Reviewed by Meygan
I will be honest with you all. I have loved the library ever since I was a child. That is why when I heard about a job opening at the Bristol Public Library, I was elated. However, I was a little apprehensive. I came from a car dealership where every minute was spent hustling and bustling over paperwork. Will there be enough to do? Will the minutes excruciatingly tick away? A week after working in a public library I decided that there will never be a boring day here. From the laugh-out-loud questions to the moments that have touched my heart, some of my best interactions with people have come from the library. That is why when I saw a book entitled I Work at a Public Library, I knew I had to read it.
I Work at a Public Library is a collection of anecdotes from Sheridan and others about working in a public library. Sheridan offers stories ranging from a humorous tale of a man needing books on different countries when really what he wanted was a book on Hawaii to sentimental stories about an 83 year old man and his quest for Krispy Kreme donuts. The inspiration for the book was Sheridan’s favorite quirky patron Carol whose nickname was “Cuckoo”. To give you an idea of Carol, I will share two of my favorite Carol stories. When Carol is asked to check to see if she still has a DVD out that needs to be turned in, she replies, “I’d rather do two hundred million things than listen to you.” Also, when Carol hears that Sheridan will no longer be working at that particular library, she tells Sheridan that certain people there will miss her. When Carol is asked if she will miss Sheridan, she replies, “Maybe so. But don’t let it go to your head.” That, ladies and gentleman, are just a few moments that a librarian may experience on a typical day to day basis.

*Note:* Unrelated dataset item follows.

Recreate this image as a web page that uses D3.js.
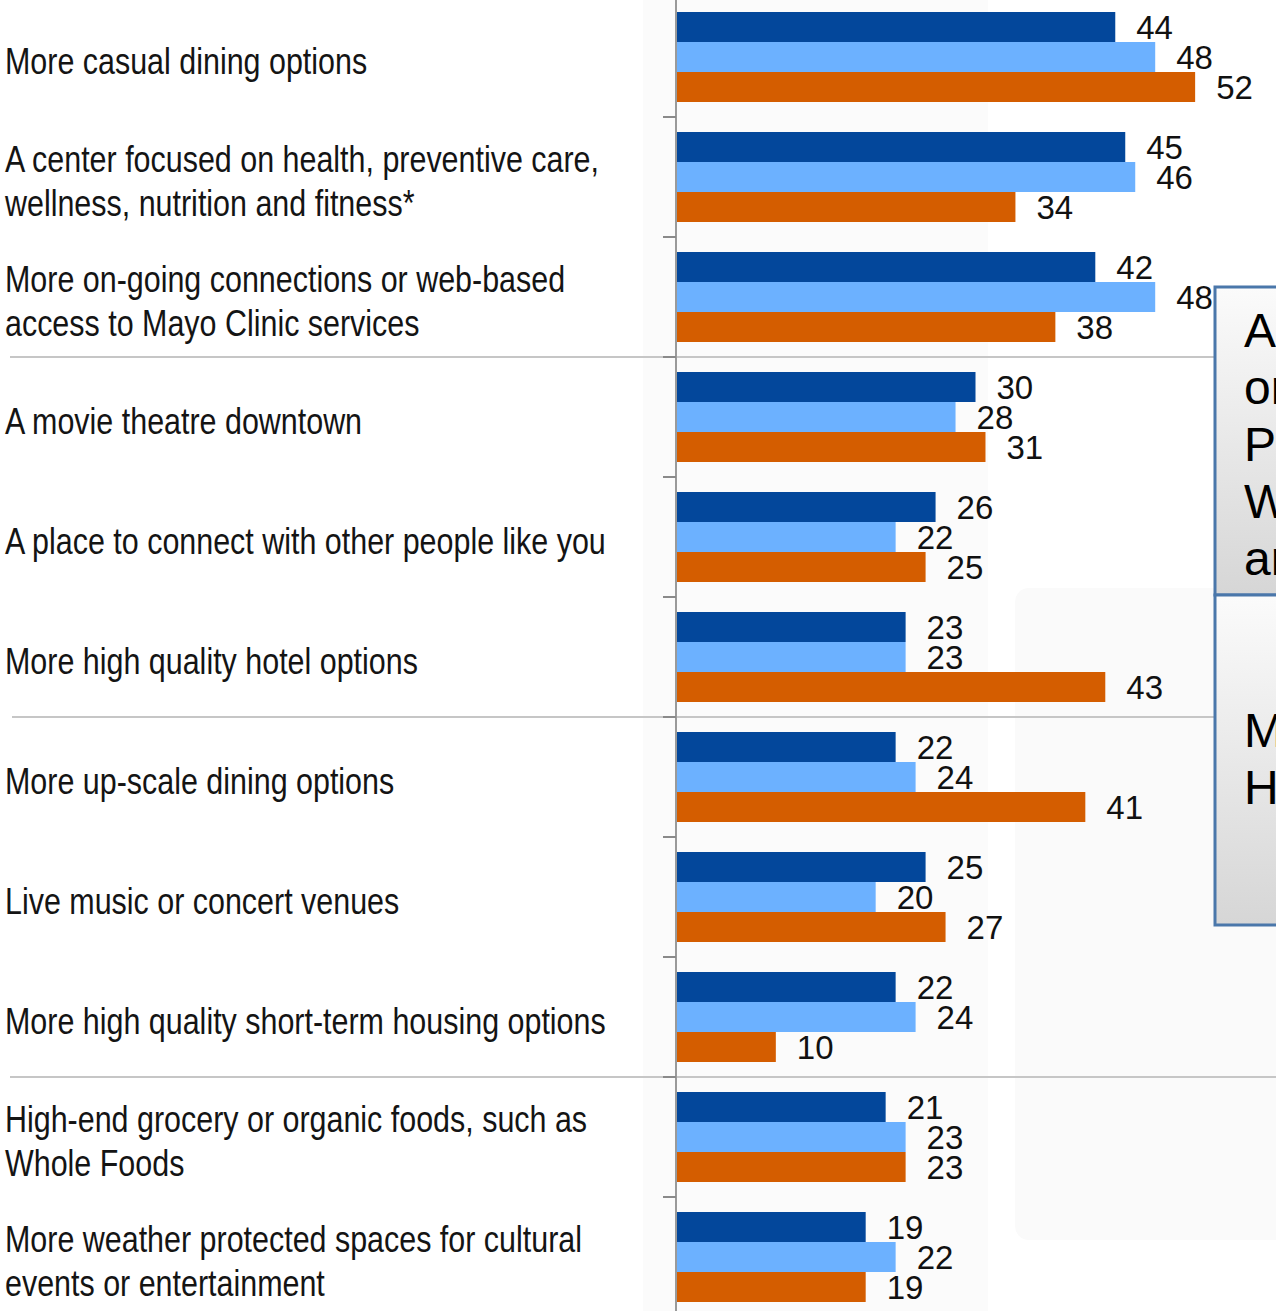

Another of my favorites was the patron who asked the librarian to please make a phone call for her and when she called, she reached Sexy Connections, where a person “can meet their soulmate or just have a good time!” To make matters even worse, the volume on the phone was so high that the whole library heard who the librarian had called. Another favorite was when a patron approached the librarian with a photo she had taken of a man’s “back side”. When the librarian asked if the man had mooned her, the woman replied, “No, he just had plumber’s crack. Big time, wouldn’t you say? Anyway, I didn’t want to have to be the one to tell him. I’m erasing this picture right now. You see me erasing it, right? I’m not a pervert!” While I have yet to be mooned or asked to call an adult hook up line, I already know to not say, “That will NEVER happen to me!”
I joked with my co-worker that we should keep a list of everything funny and unusual that happens to us and post to a blog. She said, “We don’t need to as it’s already been done!” Sherridan’s blog is www.Iworkatapubliclibrary.com but there are several others including http://lovetheliberry.blogspot.com.
Even if you do not work in a public library, I encourage you to read this book if you like reading short, funny conversations. And if you do work in a public library then you may feel the joys and pain of Sheridan’s I Work at a Public Library! If you are a library worker, past or present, why don’t you leave us a favorite story in the comments section?